According to Howie, the Garfield Republicans were both politically and intellectually focused. “We tried to organize events and bring outside speakers to campus of a more conservative philosophy,” he said. “We also worked on voter registration activities and campaign work – mostly (as I recall) during the 1988 Presidential election – when we did things like setting up information tables with fliers in Baxter.”
Michael Lewis, professor of art history and former faculty advisor for the Garfield Republican Club, told the Record that in the 1990s the club “met in Dodd’s dining room, and usually drew about 20 students. It always began with the Pledge of Allegiance. The flag was unfurled, which often drew stunned looks from the other students in the room, and then the meeting opened,” he said.
The end date of the original Garfield Republican Club is difficult to determine. Darel Paul, professor of political science and current faculty advisor to the Society for Conservative Thought, said that he thought “it went defunct in the late 2000s and was then revived only to die out again by 2013 or so.”
Lewis similarly could not recall when the club died out. “My feeling is that you won’t find any document dissolving the club,” he said. “You will find a meeting, and you will find it’s the last recorded meeting, but you won’t definitively know if there wasn’t some meeting after that. It’s hard to know when things [end].”
A second revival was attempted in the 2016-2017 school year under the name “The Williams College Republicans Club,” but it was never recognized as a registered student organization and faded away soon after. That club’s constitution said its mission was to “inform the Williams community of the virtues of conservative values and policies [and] serve as a friendly channel of intelligent political conversation for all Williams students.”
Lewis, Paul and Mahon each had their own theories about why the Garfield Republican Club disappeared and its successors failed.
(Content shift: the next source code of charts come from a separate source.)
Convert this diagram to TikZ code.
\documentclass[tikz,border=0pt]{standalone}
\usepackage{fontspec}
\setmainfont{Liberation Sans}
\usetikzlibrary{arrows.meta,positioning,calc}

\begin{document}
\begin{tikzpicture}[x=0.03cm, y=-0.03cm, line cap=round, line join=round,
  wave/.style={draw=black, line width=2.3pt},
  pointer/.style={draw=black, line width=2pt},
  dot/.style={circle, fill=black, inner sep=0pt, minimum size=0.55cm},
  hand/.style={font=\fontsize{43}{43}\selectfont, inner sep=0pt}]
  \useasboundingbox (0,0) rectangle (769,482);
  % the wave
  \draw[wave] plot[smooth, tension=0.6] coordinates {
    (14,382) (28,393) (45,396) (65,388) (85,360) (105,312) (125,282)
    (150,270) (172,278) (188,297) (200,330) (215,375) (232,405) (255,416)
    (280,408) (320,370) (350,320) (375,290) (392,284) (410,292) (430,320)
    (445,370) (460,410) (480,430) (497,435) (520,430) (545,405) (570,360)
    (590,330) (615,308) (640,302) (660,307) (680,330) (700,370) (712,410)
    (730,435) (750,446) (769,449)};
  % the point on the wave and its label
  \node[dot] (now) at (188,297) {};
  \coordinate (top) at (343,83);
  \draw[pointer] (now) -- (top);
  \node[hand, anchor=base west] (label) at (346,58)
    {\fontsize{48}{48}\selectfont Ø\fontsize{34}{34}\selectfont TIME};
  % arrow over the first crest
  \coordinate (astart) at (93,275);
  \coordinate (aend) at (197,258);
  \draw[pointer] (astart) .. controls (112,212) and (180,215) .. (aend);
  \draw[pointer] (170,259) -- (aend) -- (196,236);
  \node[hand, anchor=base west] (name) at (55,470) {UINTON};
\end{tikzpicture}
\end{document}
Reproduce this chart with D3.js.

Lewis attributed it to a dispersion of conservative perspectives in other organizations. “It seems as if there is a certain amount of cultural conservative energy, and it goes into Uncomfortable Learning, the Society for Conservative Thought [or] Williams Catholic,” he said. “It’s interesting how they all serve as surrogates for the Republican club.”
For Mahon, on the other hand, the answer was simple: Trump. “I’m guessing that Trump has tarnished the brand on many campuses,” he said. “That’s too bad, not only for Republicans (for whom my heart bleeds), but also for us when we want to put on bipartisan events in election seasons.”
Paul believed it was campus culture that made a College Republicans club unsustainable. “The dominant position of wokeness within student culture has made this social challenge especially acute for any students who might hypothetically want to revive the Garfield Republican Club,” he said.
“Thanks not only to Trump but also to the general tenor of campus life at this time in history, an organized Republican presence at Williams is surely stone dead now,” Paul said.